Below is a block of records. Copy every line in it that contains the word "this".

══════════════════════════════

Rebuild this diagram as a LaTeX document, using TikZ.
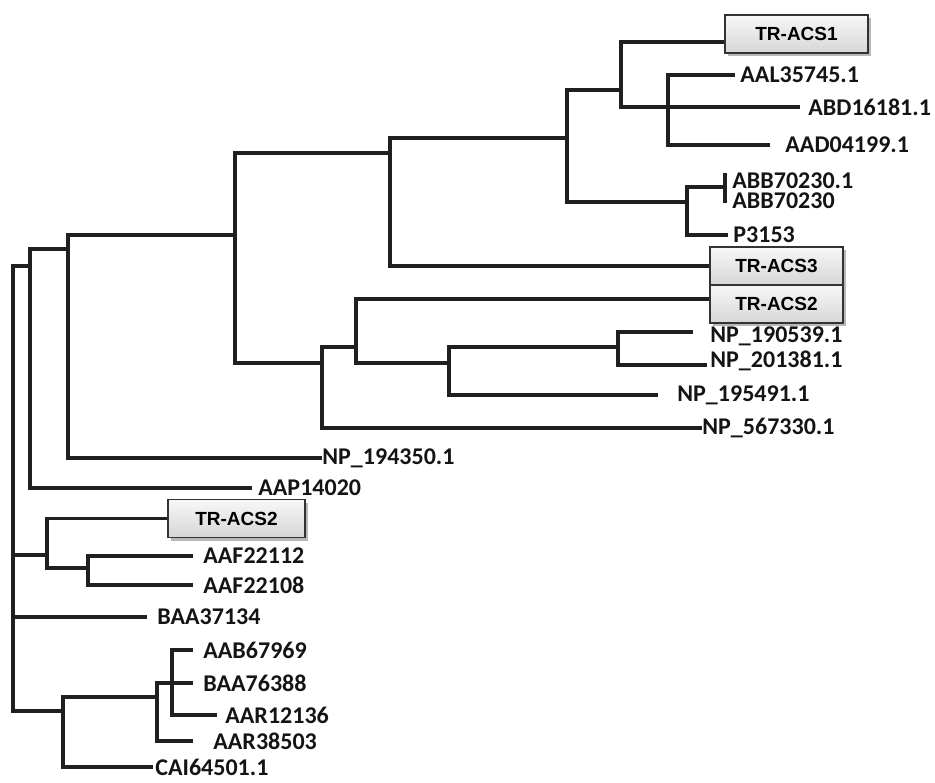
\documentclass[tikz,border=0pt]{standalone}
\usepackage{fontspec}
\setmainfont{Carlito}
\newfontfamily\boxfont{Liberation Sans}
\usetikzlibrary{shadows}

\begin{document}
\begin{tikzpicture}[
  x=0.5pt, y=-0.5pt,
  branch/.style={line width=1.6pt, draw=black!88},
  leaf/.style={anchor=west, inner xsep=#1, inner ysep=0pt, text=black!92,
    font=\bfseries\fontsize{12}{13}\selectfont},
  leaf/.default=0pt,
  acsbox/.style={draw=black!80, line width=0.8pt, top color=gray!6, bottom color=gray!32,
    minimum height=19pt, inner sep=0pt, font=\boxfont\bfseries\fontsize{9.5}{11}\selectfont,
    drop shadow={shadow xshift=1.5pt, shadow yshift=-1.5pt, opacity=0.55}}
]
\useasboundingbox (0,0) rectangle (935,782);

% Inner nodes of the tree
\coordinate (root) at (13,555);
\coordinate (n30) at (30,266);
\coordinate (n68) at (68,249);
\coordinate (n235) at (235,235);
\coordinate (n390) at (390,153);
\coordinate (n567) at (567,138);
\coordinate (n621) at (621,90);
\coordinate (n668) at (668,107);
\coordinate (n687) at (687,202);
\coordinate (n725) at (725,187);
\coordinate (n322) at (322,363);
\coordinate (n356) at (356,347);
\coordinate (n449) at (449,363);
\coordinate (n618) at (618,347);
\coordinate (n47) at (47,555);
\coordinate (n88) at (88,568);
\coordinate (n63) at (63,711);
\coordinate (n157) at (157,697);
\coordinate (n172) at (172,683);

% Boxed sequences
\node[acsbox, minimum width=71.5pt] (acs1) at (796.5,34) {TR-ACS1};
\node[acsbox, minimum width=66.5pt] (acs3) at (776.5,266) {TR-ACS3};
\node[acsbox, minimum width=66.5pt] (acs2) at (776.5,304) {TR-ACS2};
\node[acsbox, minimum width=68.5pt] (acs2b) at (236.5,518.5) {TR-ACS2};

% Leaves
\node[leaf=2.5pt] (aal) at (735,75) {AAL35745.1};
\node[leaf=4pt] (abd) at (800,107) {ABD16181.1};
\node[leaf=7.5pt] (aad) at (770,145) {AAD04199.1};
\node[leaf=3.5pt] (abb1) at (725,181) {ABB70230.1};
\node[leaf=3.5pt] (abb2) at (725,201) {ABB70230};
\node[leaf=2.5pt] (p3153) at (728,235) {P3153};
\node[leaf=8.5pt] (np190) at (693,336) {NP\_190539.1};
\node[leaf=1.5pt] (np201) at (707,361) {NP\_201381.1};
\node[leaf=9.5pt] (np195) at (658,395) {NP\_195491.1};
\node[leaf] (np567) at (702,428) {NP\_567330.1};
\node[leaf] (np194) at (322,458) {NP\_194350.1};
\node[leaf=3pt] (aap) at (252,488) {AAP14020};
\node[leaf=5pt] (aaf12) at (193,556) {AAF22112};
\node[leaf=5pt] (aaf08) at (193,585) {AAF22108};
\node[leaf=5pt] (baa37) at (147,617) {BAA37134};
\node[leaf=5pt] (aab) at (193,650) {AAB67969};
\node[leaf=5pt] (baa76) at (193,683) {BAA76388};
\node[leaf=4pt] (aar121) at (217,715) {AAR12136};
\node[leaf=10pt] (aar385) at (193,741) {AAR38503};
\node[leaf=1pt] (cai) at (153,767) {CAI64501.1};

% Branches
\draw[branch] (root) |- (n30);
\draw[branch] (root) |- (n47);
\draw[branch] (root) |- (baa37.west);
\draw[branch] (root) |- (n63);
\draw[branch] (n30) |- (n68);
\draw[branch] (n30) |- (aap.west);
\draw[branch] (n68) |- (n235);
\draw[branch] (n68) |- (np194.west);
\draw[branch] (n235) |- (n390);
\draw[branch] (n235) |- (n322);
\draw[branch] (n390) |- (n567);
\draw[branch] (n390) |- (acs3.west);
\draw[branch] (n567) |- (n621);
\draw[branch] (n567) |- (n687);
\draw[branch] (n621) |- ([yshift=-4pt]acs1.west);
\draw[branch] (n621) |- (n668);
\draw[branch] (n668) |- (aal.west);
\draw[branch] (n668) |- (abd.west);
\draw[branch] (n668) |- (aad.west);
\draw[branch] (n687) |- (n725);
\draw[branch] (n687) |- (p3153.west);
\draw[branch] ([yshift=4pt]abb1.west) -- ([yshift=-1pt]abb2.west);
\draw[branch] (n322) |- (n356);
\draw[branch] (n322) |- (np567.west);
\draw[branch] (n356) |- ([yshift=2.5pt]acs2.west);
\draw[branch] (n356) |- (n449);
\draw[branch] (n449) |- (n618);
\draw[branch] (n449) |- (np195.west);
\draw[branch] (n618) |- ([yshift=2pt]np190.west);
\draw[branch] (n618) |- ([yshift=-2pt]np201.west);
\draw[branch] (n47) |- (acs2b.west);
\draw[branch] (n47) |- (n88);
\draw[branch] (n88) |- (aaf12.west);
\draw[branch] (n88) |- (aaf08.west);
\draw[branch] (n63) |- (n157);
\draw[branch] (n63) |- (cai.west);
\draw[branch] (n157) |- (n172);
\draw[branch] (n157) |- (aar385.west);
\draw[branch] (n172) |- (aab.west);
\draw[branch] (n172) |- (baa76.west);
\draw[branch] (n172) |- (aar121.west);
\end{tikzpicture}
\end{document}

══════════════════════════════

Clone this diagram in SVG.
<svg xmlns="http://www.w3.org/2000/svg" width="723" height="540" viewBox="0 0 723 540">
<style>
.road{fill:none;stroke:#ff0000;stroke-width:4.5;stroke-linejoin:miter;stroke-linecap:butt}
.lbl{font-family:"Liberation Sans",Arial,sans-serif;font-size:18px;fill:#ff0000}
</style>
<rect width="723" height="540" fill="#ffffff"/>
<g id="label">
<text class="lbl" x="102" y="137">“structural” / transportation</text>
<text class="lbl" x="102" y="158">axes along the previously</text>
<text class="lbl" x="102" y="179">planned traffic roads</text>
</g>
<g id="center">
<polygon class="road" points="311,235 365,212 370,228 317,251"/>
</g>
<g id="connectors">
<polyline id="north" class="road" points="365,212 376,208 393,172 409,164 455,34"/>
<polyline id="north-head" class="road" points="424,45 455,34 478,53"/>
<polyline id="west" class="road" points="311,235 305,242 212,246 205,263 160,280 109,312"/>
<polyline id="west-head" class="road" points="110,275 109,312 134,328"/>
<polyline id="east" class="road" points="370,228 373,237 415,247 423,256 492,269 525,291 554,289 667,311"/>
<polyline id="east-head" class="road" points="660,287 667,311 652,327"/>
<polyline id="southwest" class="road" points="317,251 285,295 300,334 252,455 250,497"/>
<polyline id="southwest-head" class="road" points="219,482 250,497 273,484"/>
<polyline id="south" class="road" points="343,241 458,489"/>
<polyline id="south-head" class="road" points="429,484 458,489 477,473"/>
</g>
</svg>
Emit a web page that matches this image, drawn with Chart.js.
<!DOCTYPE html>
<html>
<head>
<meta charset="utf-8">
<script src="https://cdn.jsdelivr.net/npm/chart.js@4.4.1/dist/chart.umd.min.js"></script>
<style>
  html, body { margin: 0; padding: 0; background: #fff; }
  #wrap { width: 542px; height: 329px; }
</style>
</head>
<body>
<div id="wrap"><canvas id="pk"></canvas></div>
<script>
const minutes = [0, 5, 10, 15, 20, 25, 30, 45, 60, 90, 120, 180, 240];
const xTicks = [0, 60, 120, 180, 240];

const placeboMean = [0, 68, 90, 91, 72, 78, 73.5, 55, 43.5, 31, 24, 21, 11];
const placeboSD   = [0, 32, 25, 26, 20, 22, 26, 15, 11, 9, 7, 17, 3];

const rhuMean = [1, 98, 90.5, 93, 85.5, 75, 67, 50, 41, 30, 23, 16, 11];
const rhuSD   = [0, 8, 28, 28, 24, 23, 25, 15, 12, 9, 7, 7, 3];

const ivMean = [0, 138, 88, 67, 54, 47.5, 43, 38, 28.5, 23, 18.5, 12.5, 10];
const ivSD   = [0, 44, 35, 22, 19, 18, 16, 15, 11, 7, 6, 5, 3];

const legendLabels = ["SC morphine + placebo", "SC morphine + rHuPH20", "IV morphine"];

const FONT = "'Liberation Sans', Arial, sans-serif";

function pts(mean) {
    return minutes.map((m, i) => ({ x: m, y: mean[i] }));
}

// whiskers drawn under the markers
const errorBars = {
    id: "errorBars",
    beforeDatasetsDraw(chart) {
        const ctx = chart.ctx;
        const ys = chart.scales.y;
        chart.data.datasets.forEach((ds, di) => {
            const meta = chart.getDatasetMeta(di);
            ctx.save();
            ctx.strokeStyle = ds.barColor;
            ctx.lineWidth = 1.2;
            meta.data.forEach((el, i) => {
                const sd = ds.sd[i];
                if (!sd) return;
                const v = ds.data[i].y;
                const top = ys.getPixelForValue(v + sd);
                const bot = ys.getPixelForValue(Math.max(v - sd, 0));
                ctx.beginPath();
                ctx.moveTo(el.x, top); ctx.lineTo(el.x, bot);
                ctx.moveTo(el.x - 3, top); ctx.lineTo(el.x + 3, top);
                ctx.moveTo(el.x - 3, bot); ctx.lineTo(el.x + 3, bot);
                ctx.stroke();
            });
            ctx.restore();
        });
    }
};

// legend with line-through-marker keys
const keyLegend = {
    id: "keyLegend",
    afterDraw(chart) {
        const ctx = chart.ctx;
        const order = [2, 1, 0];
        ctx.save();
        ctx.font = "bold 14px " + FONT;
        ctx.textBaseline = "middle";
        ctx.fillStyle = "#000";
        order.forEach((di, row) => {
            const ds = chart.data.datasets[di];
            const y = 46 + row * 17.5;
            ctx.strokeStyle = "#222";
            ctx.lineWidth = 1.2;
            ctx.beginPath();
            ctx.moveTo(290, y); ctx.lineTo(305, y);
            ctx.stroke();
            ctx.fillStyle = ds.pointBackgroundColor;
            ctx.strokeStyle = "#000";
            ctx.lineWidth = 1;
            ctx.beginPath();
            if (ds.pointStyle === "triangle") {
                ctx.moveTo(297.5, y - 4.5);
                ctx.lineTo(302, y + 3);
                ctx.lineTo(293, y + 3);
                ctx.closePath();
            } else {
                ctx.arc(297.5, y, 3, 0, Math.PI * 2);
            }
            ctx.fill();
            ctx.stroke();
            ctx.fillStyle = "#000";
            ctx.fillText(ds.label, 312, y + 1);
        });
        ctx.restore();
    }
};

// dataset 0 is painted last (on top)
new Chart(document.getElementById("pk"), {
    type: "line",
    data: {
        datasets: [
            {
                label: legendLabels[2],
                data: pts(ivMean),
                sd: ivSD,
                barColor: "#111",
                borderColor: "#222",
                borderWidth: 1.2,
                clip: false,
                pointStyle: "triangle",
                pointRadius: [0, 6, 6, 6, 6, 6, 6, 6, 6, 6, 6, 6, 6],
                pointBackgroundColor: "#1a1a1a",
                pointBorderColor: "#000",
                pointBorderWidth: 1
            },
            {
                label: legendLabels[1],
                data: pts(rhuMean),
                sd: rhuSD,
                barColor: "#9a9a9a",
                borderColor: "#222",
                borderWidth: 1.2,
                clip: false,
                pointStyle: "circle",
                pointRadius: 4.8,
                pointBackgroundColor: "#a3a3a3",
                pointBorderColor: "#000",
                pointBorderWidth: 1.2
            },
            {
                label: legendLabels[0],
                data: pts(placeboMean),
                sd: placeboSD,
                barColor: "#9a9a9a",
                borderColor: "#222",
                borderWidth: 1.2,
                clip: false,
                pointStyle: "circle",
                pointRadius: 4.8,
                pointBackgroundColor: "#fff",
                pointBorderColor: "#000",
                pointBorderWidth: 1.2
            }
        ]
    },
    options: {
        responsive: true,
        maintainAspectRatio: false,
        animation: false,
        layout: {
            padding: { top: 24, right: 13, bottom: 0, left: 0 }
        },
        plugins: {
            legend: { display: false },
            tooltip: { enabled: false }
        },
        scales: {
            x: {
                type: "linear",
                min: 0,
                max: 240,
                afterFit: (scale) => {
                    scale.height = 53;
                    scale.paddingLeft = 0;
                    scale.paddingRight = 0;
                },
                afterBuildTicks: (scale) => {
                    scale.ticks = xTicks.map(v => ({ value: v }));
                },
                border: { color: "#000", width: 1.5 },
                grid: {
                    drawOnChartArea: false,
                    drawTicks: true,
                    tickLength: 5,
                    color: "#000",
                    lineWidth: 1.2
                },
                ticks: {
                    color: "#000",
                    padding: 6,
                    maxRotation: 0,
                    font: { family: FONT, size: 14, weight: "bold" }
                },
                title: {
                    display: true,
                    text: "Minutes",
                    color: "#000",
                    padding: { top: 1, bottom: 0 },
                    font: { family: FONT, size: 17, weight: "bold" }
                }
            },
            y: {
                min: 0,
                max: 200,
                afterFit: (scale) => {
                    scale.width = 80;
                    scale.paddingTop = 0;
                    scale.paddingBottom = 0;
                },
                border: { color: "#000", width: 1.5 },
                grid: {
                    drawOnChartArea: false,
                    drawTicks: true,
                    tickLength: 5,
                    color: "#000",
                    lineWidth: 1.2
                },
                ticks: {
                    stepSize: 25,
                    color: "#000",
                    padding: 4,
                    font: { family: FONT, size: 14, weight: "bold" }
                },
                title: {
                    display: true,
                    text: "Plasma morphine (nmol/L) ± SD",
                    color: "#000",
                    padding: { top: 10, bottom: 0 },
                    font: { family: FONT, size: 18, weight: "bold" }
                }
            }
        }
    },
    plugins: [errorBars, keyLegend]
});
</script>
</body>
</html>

══════════════════════════════

▸ **Written answer**:
Rebuild this diagram as a LaTeX document, using TikZ.
Clone this diagram in SVG.
Emit a web page that matches this image, drawn with Chart.js.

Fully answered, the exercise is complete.